14 Dec / Undefeated: Jim Thorpe and the Carlisle Indian School Football Team by Steve Sheinkin [in Shelf Awareness]
When 19-year-old Jim Thorpe (1888-1955) joined Pennsylvania’s Carlisle Indian Industrial School’s football team in 1907, it was the fastest team in the country, “the most creative, the most fun to watch.” Already the school’s track star, Thorpe was, self-admittedly, “a scarecrow dressed for football” when he initially approached Coach “Pop” Warner, who promptly told him to “take a hike.” Thorpe persisted, demonstrating “a combination of power, agility and speed Pop Warner had never seen in one player – and never would again.” History proved Warner to be football’s “most innovative coach”; Thorpe would become “the greatest star the sport had ever seen.”
Thorpe survived “a childhood that would have broken most boys”: he lost his beloved twin brother; his Oklahoma family was victimized by ruthless anti-Native American laws; and he was removed – like most Native American children at the time – from his family and sent to Indian schools created to strip children of their Native identities. Somehow Thorpe still lived up to his original name, Wathohuck, Potawatomi for “Bright Path.”
When 15-year-old Thorpe arrived at Carlisle in 1904, it was more military academy than educational haven. Founder Richard Henry Pratt’s “kill the Indian in them” philosophy was no hyperbole – the campus had an on-site cemetery with nearly 200 graves. During Carlisle’s almost 40-year history, from 1879 to 1918, 8,500 students enrolled, only 741 graduated and twice as many fled.
From this maelstrom emerged Warner’s powerhouse team. Early football was a barbaric sport, so savage that many players died. The Big Four dominated: Harvard, Yale, Princeton, and Penn. Carlisle’s team, denigrated for its Native American players, was – ironically – praised for “sportsmanly conduct and clean play.” Carlisle’s innovations under Warner’s tutelage – intricately orchestrated plays, the forward pass – pushed football to mature beyond boorish brutality.

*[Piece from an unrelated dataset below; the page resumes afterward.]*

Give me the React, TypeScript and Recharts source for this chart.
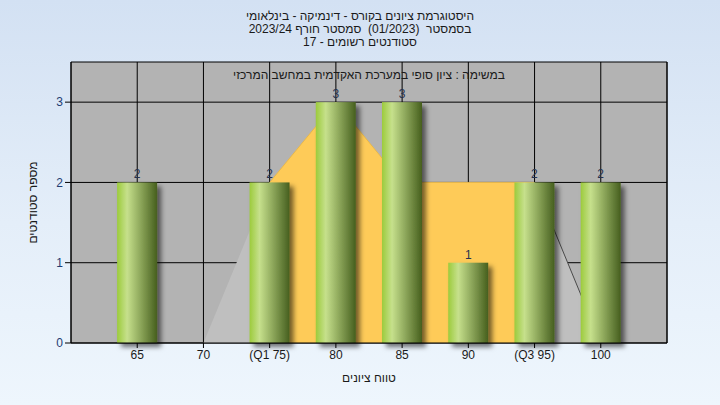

Three-time National Book Award finalist Steve Sheinkin (Bomb; The Port Chicago 50; Most Dangerous) deftly balances the exhilarating glory of Thorpe’s story and early American football history with the inequity and inhumanity of the Native American experience. His outrage at these atrocities is most palpable when he discusses Thorpe’s double gold victory at the 1912 Olympics, for the pentathlon and decathlon. While Thorpe won under the U.S. flag, he was actually not an American citizen, despite his indigenous heritage: another dozen years lapsed “before Congress would pass a law extending citizenship to all American Indians.”
With contagious excitement, Sheinkin enthralls readers with the Carlisle team’s – and Thorpe’s – stupendous feats. Abundant historical photographs enhance the story. If Undefeated seems overloaded with superlatives, Sheinkin meticulously supports his proclamations of “firsts, mosts, bests” with 30-plus pages of citations. In his acknowledgments, he recognizes that Thorpe’s was “one of the most inspiring stories [he’s] ever written about – and one of the most heartbreaking.”
Despite the bad and ugly, good triumphs here. Never excusing the adversity Thorpe and his community suffered, Sheinkin highlights the “bright path,” compelling readers to learn, admire, and bear witness to the “world’s greatest athlete.”
Shelf Talker: In Undefeated, three-time National Book Award finalist Steve Sheinkin tackles the unparalleled achievements of Jim Thorpe and the all-Native American team that helped shape modern football.